They are sitting eye to eye, and almost knee to knee, in front of Carlo Maratta’s The Baptism of Christ, transcribed in mosaic in the baptistery of St Peter’s Basilica in Rome. The original painting, from the 1690s, is close by in a Vatican chapel.
Maratta shows Christ in nothing more than a loin cloth, his bare feet visible in the waters of the River Jordan. On the bank, John holds the shell of water over Christ’s head and above them both hovers the holy spirit, in the form of a white dove. The Holy Land is implied in trees, blazing blue skies and distant rocks.
Maratta worked for three different popes in his long career (he died at 88, like Pope Francis himself). The leading Baroque artist in Rome after Gian Lorenzo Bernini's death, his paintings are everywhere in the city. He may not have been Francis’s chosen artist – Caravaggio was the Pope’s favourite painter – but Maratta’s work is pure and spare compared to the excesses of late 17th century Italian art.
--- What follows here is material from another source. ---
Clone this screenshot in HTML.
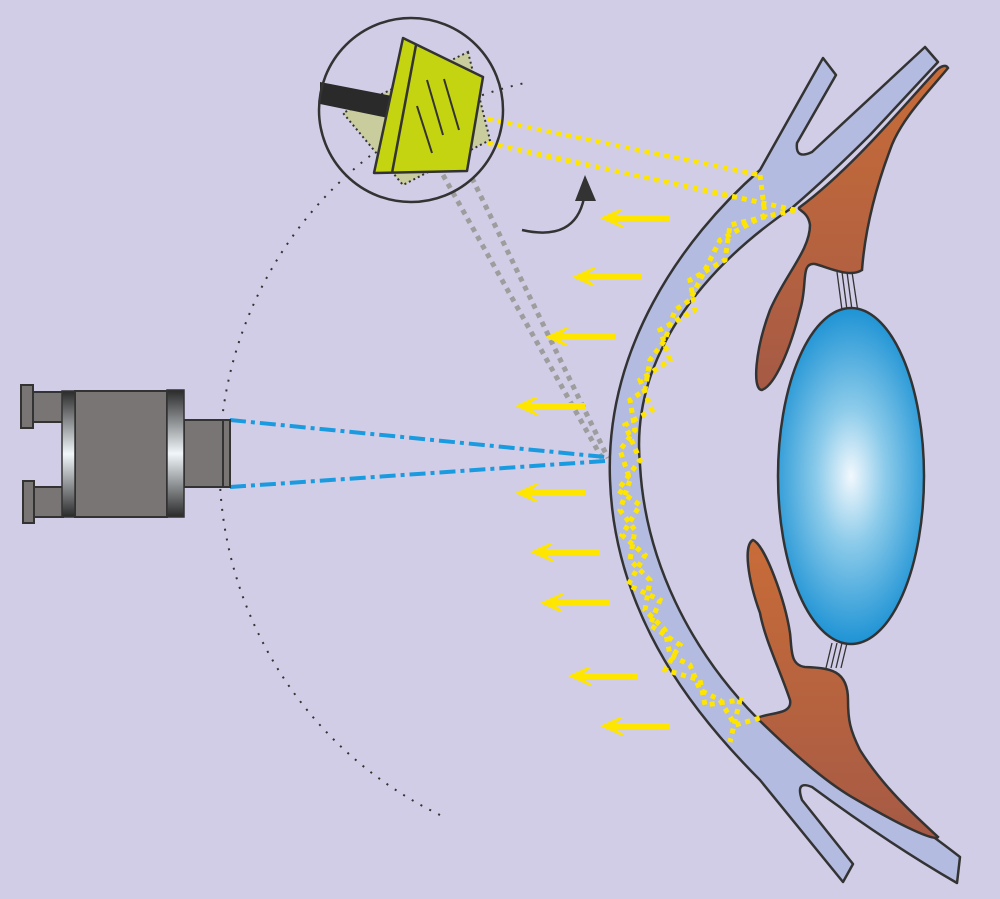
<!DOCTYPE html>
<html><head><meta charset="utf-8"><style>html,body{margin:0;padding:0;background:#d2cde6;}svg{display:block}</style></head><body>
<svg width="1000" height="899" viewBox="0 0 1000 899" xmlns="http://www.w3.org/2000/svg">
<defs>
<radialGradient id="lens" cx="851" cy="476" r="170" gradientUnits="userSpaceOnUse" gradientTransform="translate(851 476) scale(0.5 1) translate(-851 -476)">
<stop offset="0" stop-color="#f2f8fd"/><stop offset="0.4" stop-color="#8ccbea"/><stop offset="1" stop-color="#1c92d4"/></radialGradient>
<linearGradient id="brown" x1="0" y1="0" x2="0" y2="1"><stop offset="0" stop-color="#c86c38"/><stop offset="1" stop-color="#a65a45"/></linearGradient>
<linearGradient id="ring" x1="0" y1="0" x2="0" y2="1"><stop offset="0" stop-color="#2a2a2a"/><stop offset="0.5" stop-color="#f0f6fa"/><stop offset="1" stop-color="#2a2a2a"/></linearGradient>
</defs>
<rect width="1000" height="899" fill="#d2cde6"/>
<!-- dotted arc -->
<path d="M440,815 A390,390 0 0 1 525,83" fill="none" stroke="#333" stroke-width="2" stroke-dasharray="2 8"/>
<!-- gray dotted -->
<line x1="443" y1="175" x2="603" y2="460" stroke="#9d9d9d" stroke-width="5" stroke-dasharray="5 5"/>
<line x1="472" y1="178" x2="608" y2="458" stroke="#9d9d9d" stroke-width="5" stroke-dasharray="5 5"/>
<!-- cornea/sclera -->
<path d="M823,58 L836,75 L797,143 Q795,160 812,152 L925,47 L938,62 L870,135 Q830,175 793,207 C700,270 630,360 640,465 C645,560 690,650 757,718 C820,760 900,810 960,857 L957,883 C900,850 850,815 812,787 Q795,780 802,800 L853,864 L843,882 L760,780 C700,720 615,620 610,480 C605,350 680,240 760,170 Z" fill="#b3bbe0" stroke="#333" stroke-width="2.5" stroke-linejoin="round"/>
<!-- zonules -->
<g stroke="#333" stroke-width="1.3"><line x1="837" y1="272" x2="842" y2="310"/><line x1="842" y1="272" x2="847" y2="310"/><line x1="847" y1="272" x2="852" y2="310"/><line x1="852" y1="272" x2="858" y2="312"/>
<line x1="832" y1="643" x2="826" y2="668"/><line x1="837" y1="643" x2="831" y2="668"/><line x1="842" y1="643" x2="836" y2="668"/><line x1="847" y1="643" x2="841" y2="668"/></g>
<!-- lens -->
<ellipse cx="851" cy="476" rx="73" ry="168" fill="url(#lens)" stroke="#333" stroke-width="2.5"/>
<!-- upper iris -->
<path d="M948,68 C930,90 900,120 890,150 C875,190 865,230 862,270 C850,278 830,268 815,264 C800,262 808,285 800,310 C790,350 775,385 762,390 C752,390 755,350 770,310 C785,275 810,250 810,225 C808,210 795,210 800,207 C850,170 900,110 935,72 C940,66 946,64 948,68 Z" fill="url(#brown)" stroke="#333" stroke-width="2.5"/>
<!-- lower iris -->
<path d="M753,540 C765,545 785,600 790,633 C792,650 790,665 805,667 C830,668 848,670 848,700 C848,720 850,730 860,750 C885,790 920,820 938,837 C935,842 900,825 857,800 C830,785 800,760 757,718 C770,712 793,715 790,700 C780,670 765,640 760,613 C748,580 743,545 753,540 Z" fill="url(#brown)" stroke="#333" stroke-width="2.5"/>
<!-- yellow beam -->
<g fill="none" stroke="#ffe600" stroke-width="5" stroke-dasharray="5 5">
<line x1="478" y1="117" x2="760" y2="175"/>
<line x1="478" y1="141" x2="795" y2="210"/>
<polyline points="760,175 765,215 720,240 705,270 690,300 675,310 665,340 650,360 645,390 630,400 635,430 620,450 630,480 620,510 635,530 630,560 650,580 645,610 665,630 670,655 690,665 700,690 720,700 735,725 760,718"/>
<polyline points="795,210 730,225 725,260 690,280 695,310 660,330 670,360 640,380 652,410 625,425 640,460 618,490 640,505 622,535 645,555 628,585 660,600 650,625 680,645 665,670 700,680 705,705 740,700 730,742"/>
</g>
<!-- blue lines -->
<g stroke="#1a9be0" stroke-width="4" stroke-dasharray="16 5 4 5">
<line x1="230" y1="420" x2="605" y2="457"/><line x1="230" y1="487" x2="605" y2="461"/></g>
<!-- camera -->
<g stroke="#333" stroke-width="2">
<rect x="21" y="385" width="12" height="43" fill="#7a7575"/>
<rect x="33" y="392" width="30" height="30" fill="#7a7575"/>
<rect x="23" y="481" width="11" height="42" fill="#7a7575"/>
<rect x="34" y="487" width="29" height="30" fill="#7a7575"/>
<rect x="184" y="420" width="39" height="67" fill="#7a7575"/>
<rect x="223" y="420" width="7" height="67" fill="#7a7575"/>
<rect x="75" y="391" width="92" height="126" fill="#7a7575"/>
</g>
<rect x="62" y="391" width="13" height="126" fill="url(#ring)" stroke="#333" stroke-width="1.5"/>
<rect x="167" y="390" width="17" height="127" fill="url(#ring)" stroke="#333" stroke-width="1.5"/>
<!-- magnifier -->
<polygon points="468,52 490,140 403,185 343,113" fill="#c9cc9c" stroke="#333" stroke-width="2" stroke-dasharray="2 3"/>
<polygon points="320,82 392,96 388,118 320,104" fill="#2a2a2a"/>
<polygon points="403,38 483,77 467,171 374,173" fill="#c5d411" stroke="#333" stroke-width="2.5" stroke-linejoin="round"/>
<line x1="416" y1="45" x2="392" y2="173" stroke="#333" stroke-width="2.5"/>
<g stroke="#333" stroke-width="2"><line x1="427" y1="80" x2="443" y2="135"/><line x1="444" y1="79" x2="459" y2="130"/><line x1="417" y1="106" x2="432" y2="153"/></g>
<circle cx="411" cy="110" r="92" fill="none" stroke="#333" stroke-width="2.5"/>
<!-- curved arrow -->
<path d="M522,230 Q575,242 584,198" fill="none" stroke="#333" stroke-width="2.5"/>
<polygon points="575,201 596,201 585,175" fill="#333"/>
<!-- yellow arrows -->
<g fill="#ffe600">
<g transform="translate(600,218)"><rect x="8" y="-3" width="62" height="6"/><polygon points="0,0 20,-9 24,-9 12,0 24,9 20,9"/></g>
<g transform="translate(572,277)"><rect x="8" y="-3" width="62" height="6"/><polygon points="0,0 20,-9 24,-9 12,0 24,9 20,9"/></g>
<g transform="translate(545,337)"><rect x="8" y="-3" width="62" height="6"/><polygon points="0,0 20,-9 24,-9 12,0 24,9 20,9"/></g>
<g transform="translate(515,406)"><rect x="8" y="-3" width="62" height="6"/><polygon points="0,0 20,-9 24,-9 12,0 24,9 20,9"/></g>
<g transform="translate(515,493)"><rect x="8" y="-3" width="62" height="6"/><polygon points="0,0 20,-9 24,-9 12,0 24,9 20,9"/></g>
<g transform="translate(530,552)"><rect x="8" y="-3" width="62" height="6"/><polygon points="0,0 20,-9 24,-9 12,0 24,9 20,9"/></g>
<g transform="translate(540,603)"><rect x="8" y="-3" width="62" height="6"/><polygon points="0,0 20,-9 24,-9 12,0 24,9 20,9"/></g>
<g transform="translate(568,676)"><rect x="8" y="-3" width="62" height="6"/><polygon points="0,0 20,-9 24,-9 12,0 24,9 20,9"/></g>
<g transform="translate(600,726)"><rect x="8" y="-3" width="62" height="6"/><polygon points="0,0 20,-9 24,-9 12,0 24,9 20,9"/></g>
</g>
</svg>
</body></html>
The Baptism is all grace and clarity. And what is shows is a scene of bowing down before a higher power, of literally lowering the head. One wonders who chose such a telling spot for this momentous encounter. Zelensky is Jewish, Trump reputedly Christian, yet this vision could hardly be lost on either of them. The Son of God is receiving the sacrament from an ordinary mortal: a moment of profound humility. Trump is facing the scene, but ignoring it. Baptism is the sacrament of forgiveness, purification and rebirth.